Data extract -
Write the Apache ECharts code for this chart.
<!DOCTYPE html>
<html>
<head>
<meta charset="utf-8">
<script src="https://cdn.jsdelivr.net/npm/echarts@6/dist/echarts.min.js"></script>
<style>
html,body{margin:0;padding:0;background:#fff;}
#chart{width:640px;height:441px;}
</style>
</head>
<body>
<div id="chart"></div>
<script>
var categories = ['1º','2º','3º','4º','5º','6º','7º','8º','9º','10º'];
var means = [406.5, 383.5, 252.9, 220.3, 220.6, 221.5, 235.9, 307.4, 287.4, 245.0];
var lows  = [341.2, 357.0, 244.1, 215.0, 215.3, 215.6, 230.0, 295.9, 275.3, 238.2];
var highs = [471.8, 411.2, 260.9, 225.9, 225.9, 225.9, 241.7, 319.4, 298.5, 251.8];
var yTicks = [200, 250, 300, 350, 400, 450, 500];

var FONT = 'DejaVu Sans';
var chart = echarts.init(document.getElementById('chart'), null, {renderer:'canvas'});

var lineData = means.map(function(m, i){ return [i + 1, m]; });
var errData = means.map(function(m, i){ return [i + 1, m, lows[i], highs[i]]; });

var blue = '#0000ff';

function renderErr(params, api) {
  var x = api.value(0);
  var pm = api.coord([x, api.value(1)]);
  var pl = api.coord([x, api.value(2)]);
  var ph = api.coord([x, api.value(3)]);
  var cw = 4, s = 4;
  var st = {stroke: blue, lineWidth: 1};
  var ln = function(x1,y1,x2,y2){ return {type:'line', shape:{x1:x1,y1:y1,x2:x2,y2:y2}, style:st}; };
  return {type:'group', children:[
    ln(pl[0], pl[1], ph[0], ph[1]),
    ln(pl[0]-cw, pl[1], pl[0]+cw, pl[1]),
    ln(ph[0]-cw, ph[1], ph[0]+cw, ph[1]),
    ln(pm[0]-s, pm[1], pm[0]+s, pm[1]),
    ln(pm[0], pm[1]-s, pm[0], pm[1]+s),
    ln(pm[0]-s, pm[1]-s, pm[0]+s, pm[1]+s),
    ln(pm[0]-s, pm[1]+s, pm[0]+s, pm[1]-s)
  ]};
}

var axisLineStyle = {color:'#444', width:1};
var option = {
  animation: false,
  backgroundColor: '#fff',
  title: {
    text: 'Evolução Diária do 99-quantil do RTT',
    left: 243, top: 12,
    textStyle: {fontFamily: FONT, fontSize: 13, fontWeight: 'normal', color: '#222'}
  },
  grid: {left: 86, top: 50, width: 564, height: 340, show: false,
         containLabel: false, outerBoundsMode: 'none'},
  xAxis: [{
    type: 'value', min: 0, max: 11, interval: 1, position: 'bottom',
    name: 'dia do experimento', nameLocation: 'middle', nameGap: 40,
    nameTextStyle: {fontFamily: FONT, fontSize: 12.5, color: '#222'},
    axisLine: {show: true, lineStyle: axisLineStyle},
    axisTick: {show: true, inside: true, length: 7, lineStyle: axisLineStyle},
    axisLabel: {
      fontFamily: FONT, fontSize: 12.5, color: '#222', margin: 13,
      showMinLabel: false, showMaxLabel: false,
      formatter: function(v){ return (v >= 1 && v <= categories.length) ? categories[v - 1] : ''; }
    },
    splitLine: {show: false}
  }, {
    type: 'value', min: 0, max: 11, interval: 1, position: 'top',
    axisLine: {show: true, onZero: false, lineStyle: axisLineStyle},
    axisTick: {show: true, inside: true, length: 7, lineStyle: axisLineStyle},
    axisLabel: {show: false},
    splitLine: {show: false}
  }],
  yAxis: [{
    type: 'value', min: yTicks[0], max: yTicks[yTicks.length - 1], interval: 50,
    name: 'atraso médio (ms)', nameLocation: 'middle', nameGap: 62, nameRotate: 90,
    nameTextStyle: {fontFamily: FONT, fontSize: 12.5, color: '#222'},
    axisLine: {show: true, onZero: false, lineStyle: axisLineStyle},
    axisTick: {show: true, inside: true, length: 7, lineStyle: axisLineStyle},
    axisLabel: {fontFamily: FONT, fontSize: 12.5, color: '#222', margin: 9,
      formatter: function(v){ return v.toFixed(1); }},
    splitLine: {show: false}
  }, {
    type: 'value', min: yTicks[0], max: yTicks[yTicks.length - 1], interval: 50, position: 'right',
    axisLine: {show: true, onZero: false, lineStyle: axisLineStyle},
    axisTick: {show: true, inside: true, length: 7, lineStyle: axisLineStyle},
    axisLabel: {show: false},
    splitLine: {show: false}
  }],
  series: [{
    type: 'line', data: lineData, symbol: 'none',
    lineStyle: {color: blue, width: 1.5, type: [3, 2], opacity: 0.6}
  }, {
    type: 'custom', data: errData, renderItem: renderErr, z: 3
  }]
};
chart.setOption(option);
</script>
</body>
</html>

Short problem - Reproduce the material verbatim, line by line.

Full output -
Write the Apache ECharts code for this chart.
<!DOCTYPE html>
<html>
<head>
<meta charset="utf-8">
<script src="https://cdn.jsdelivr.net/npm/echarts@6/dist/echarts.min.js"></script>
<style>
html,body{margin:0;padding:0;background:#fff;}
#chart{width:640px;height:441px;}
</style>
</head>
<body>
<div id="chart"></div>
<script>
var categories = ['1º','2º','3º','4º','5º','6º','7º','8º','9º','10º'];
var means = [406.5, 383.5, 252.9, 220.3, 220.6, 221.5, 235.9, 307.4, 287.4, 245.0];
var lows  = [341.2, 357.0, 244.1, 215.0, 215.3, 215.6, 230.0, 295.9, 275.3, 238.2];
var highs = [471.8, 411.2, 260.9, 225.9, 225.9, 225.9, 241.7, 319.4, 298.5, 251.8];
var yTicks = [200, 250, 300, 350, 400, 450, 500];

var FONT = 'DejaVu Sans';
var chart = echarts.init(document.getElementById('chart'), null, {renderer:'canvas'});

var lineData = means.map(function(m, i){ return [i + 1, m]; });
var errData = means.map(function(m, i){ return [i + 1, m, lows[i], highs[i]]; });

var blue = '#0000ff';

function renderErr(params, api) {
  var x = api.value(0);
  var pm = api.coord([x, api.value(1)]);
  var pl = api.coord([x, api.value(2)]);
  var ph = api.coord([x, api.value(3)]);
  var cw = 4, s = 4;
  var st = {stroke: blue, lineWidth: 1};
  var ln = function(x1,y1,x2,y2){ return {type:'line', shape:{x1:x1,y1:y1,x2:x2,y2:y2}, style:st}; };
  return {type:'group', children:[
    ln(pl[0], pl[1], ph[0], ph[1]),
    ln(pl[0]-cw, pl[1], pl[0]+cw, pl[1]),
    ln(ph[0]-cw, ph[1], ph[0]+cw, ph[1]),
    ln(pm[0]-s, pm[1], pm[0]+s, pm[1]),
    ln(pm[0], pm[1]-s, pm[0], pm[1]+s),
    ln(pm[0]-s, pm[1]-s, pm[0]+s, pm[1]+s),
    ln(pm[0]-s, pm[1]+s, pm[0]+s, pm[1]-s)
  ]};
}

var axisLineStyle = {color:'#444', width:1};
var option = {
  animation: false,
  backgroundColor: '#fff',
  title: {
    text: 'Evolução Diária do 99-quantil do RTT',
    left: 243, top: 12,
    textStyle: {fontFamily: FONT, fontSize: 13, fontWeight: 'normal', color: '#222'}
  },
  grid: {left: 86, top: 50, width: 564, height: 340, show: false,
         containLabel: false, outerBoundsMode: 'none'},
  xAxis: [{
    type: 'value', min: 0, max: 11, interval: 1, position: 'bottom',
    name: 'dia do experimento', nameLocation: 'middle', nameGap: 40,
    nameTextStyle: {fontFamily: FONT, fontSize: 12.5, color: '#222'},
    axisLine: {show: true, lineStyle: axisLineStyle},
    axisTick: {show: true, inside: true, length: 7, lineStyle: axisLineStyle},
    axisLabel: {
      fontFamily: FONT, fontSize: 12.5, color: '#222', margin: 13,
      showMinLabel: false, showMaxLabel: false,
      formatter: function(v){ return (v >= 1 && v <= categories.length) ? categories[v - 1] : ''; }
    },
    splitLine: {show: false}
  }, {
    type: 'value', min: 0, max: 11, interval: 1, position: 'top',
    axisLine: {show: true, onZero: false, lineStyle: axisLineStyle},
    axisTick: {show: true, inside: true, length: 7, lineStyle: axisLineStyle},
    axisLabel: {show: false},
    splitLine: {show: false}
  }],
  yAxis: [{
    type: 'value', min: yTicks[0], max: yTicks[yTicks.length - 1], interval: 50,
    name: 'atraso médio (ms)', nameLocation: 'middle', nameGap: 62, nameRotate: 90,
    nameTextStyle: {fontFamily: FONT, fontSize: 12.5, color: '#222'},
    axisLine: {show: true, onZero: false, lineStyle: axisLineStyle},
    axisTick: {show: true, inside: true, length: 7, lineStyle: axisLineStyle},
    axisLabel: {fontFamily: FONT, fontSize: 12.5, color: '#222', margin: 9,
      formatter: function(v){ return v.toFixed(1); }},
    splitLine: {show: false}
  }, {
    type: 'value', min: yTicks[0], max: yTicks[yTicks.length - 1], interval: 50, position: 'right',
    axisLine: {show: true, onZero: false, lineStyle: axisLineStyle},
    axisTick: {show: true, inside: true, length: 7, lineStyle: axisLineStyle},
    axisLabel: {show: false},
    splitLine: {show: false}
  }],
  series: [{
    type: 'line', data: lineData, symbol: 'none',
    lineStyle: {color: blue, width: 1.5, type: [3, 2], opacity: 0.6}
  }, {
    type: 'custom', data: errData, renderItem: renderErr, z: 3
  }]
};
chart.setOption(option);
</script>
</body>
</html>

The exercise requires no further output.